Cela fait effectivement partie de nos priorités : l’ensemble du réseau d’associations de la FNESI se mobilise au quotidien pour répondre à ces problématiques. Sur le fonctionnement de la formation, elles font du tutorat ; face à la précarité, elles font des paniers repas ; elles organisent des semaines du bien-être pour sensibiliser les étudiants. Nous devons les accompagner dans la mise en place de projets, dans la promotion de la santé et la prévention…, et donc de les former, via un modèle d’éducation populaire, de pair à pair. Il faut aussi encourager et faciliter l’engagement des étudiants. Souvent, certains s’engagent dans les IFSI mais sont stigmatisés ou alors, lors des stages, on leur interdit d’être absents pour se rencontrer et organiser des événements. Alors que ces absences sont autorisées par le droit, il y a des aménagements d’études pour les étudiants engagés. Car l’engagement permet d’obtenir des compétences qui vont au-delà de ce que l’on peut apprendre en formation. Nous voulons valoriser l’engagement de ces étudiants qui tentent de répondre à leurs difficultés par eux-mêmes, car le contexte institutionnel et politique est de toute façon tellement aléatoire que nous sommes un peu oubliés.
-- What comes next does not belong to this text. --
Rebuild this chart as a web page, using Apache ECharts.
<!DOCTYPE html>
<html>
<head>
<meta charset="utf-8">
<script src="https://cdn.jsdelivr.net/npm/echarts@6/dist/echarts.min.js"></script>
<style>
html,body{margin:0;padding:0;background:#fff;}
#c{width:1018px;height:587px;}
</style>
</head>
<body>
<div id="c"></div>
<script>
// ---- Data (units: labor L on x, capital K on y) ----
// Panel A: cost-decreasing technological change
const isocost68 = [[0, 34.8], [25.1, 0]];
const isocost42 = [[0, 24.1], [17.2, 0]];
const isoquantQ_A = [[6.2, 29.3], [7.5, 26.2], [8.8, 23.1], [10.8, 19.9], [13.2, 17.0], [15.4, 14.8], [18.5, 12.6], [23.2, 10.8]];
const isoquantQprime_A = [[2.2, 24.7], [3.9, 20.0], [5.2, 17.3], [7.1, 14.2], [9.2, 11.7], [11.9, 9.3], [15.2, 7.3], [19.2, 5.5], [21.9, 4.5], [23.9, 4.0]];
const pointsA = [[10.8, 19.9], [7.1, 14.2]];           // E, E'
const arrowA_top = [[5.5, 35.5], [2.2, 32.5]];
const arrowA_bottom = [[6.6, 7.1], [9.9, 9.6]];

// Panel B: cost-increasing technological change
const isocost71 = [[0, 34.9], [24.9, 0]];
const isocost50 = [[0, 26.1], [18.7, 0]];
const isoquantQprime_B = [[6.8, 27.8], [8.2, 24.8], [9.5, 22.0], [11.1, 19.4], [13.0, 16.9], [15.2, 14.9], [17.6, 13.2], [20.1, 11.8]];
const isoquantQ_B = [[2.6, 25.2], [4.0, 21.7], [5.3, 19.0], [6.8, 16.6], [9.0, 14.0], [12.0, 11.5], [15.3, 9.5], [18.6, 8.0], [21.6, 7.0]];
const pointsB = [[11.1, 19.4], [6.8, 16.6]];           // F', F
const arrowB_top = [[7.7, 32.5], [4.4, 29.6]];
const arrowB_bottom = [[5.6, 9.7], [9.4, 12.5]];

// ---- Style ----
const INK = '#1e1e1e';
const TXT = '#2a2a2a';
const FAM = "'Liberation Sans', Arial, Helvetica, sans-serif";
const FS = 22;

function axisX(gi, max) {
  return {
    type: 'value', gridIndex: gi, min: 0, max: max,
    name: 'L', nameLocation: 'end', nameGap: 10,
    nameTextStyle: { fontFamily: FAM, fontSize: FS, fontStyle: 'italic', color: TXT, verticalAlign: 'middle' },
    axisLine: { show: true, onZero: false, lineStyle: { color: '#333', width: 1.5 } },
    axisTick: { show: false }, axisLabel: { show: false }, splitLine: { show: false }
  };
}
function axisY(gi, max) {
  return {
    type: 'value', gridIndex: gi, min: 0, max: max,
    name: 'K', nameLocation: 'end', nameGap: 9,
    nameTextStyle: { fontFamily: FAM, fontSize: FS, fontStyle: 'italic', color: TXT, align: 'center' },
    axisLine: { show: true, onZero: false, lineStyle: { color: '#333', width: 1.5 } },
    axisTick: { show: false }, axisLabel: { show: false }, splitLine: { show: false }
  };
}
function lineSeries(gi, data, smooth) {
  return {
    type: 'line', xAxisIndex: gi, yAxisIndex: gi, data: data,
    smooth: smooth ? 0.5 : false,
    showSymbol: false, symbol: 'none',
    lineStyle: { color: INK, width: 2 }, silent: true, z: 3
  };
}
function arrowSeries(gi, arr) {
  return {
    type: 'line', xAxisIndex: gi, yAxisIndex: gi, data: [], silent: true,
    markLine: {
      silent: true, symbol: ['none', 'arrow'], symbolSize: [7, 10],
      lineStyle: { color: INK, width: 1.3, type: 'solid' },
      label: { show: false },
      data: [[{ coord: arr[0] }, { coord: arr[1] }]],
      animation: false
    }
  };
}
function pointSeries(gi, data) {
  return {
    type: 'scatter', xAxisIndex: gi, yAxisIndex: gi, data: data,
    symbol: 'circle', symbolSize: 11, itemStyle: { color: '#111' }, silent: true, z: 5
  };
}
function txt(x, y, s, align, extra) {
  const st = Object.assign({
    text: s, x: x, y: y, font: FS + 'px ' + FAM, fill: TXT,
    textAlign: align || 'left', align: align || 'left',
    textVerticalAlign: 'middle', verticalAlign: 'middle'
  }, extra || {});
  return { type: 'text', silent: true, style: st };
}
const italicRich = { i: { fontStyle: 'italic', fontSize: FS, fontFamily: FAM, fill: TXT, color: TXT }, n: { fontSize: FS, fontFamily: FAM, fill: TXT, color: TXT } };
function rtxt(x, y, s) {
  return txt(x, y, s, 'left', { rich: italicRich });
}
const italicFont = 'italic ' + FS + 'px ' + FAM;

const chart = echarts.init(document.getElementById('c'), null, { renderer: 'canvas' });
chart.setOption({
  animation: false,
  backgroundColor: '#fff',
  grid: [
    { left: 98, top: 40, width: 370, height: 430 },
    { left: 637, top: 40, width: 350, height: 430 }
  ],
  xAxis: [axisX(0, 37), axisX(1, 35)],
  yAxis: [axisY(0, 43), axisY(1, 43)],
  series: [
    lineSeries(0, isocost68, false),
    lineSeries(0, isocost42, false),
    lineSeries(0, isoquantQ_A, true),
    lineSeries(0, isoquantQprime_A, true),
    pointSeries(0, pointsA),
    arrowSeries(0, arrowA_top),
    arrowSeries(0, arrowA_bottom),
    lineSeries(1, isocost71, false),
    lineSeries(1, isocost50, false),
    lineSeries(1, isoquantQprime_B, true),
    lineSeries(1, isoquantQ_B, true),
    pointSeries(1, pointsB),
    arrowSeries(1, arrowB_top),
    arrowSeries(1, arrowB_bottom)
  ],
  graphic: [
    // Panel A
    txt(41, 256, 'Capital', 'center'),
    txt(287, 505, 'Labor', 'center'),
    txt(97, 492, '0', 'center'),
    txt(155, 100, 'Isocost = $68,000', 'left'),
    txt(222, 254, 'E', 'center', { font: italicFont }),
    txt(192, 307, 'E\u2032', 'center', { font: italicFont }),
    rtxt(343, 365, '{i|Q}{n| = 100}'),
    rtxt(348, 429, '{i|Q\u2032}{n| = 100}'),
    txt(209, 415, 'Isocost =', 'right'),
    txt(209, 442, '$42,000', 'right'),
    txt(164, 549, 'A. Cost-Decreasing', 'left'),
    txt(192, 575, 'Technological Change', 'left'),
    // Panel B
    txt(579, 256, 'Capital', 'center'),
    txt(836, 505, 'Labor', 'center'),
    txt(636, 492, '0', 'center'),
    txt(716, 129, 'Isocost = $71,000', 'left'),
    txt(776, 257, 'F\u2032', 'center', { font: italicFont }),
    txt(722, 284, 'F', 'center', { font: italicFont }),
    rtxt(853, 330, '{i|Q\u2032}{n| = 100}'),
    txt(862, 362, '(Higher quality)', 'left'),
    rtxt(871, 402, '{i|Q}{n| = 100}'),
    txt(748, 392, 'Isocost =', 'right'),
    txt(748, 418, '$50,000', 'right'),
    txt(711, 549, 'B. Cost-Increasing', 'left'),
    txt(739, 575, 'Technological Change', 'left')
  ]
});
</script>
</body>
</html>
La bio express de Damien Sarméo

Étudiant en Licence 3 de sciences infirmières, Damien Sarméo s’est d’abord engagé dans l’association locale de son IFSI, l’Association des étudiants de Rockefeller (AER), à Lyon. « J’avais envie de m’investir, d’aider un peu les autres, je trouvais que le principe de soutenir d’étudiant à étudiant me parlait énormément », relate-t-il. L’AER étant l’association administratrice de la FNESI, il est un jour convoqué pour assister à un conseil d’administration. « Je me suis engagé pour représenter les étudiants de mon IFSI, et ça m’a tout de suite énormément plu : les valeurs qui sont portées par la FNESI sont des valeurs humanistes, il y a du soutien et de l’accompagnement de projet. » Par la suite désigné président de l’AER, il a intégré le Bureau de la FNESI sous le mandat d’Ilona Denis, où il a occupé la vice-présidence de l’Enseignement supérieur, de la recherche et de l’orientation.

*En 2009, la formation infirmière a intégré les accords de Bologne, qui prévoit un parcours universitaire commun (Licence, Master, Doctorat) à tous les États membres de l’Union européenne.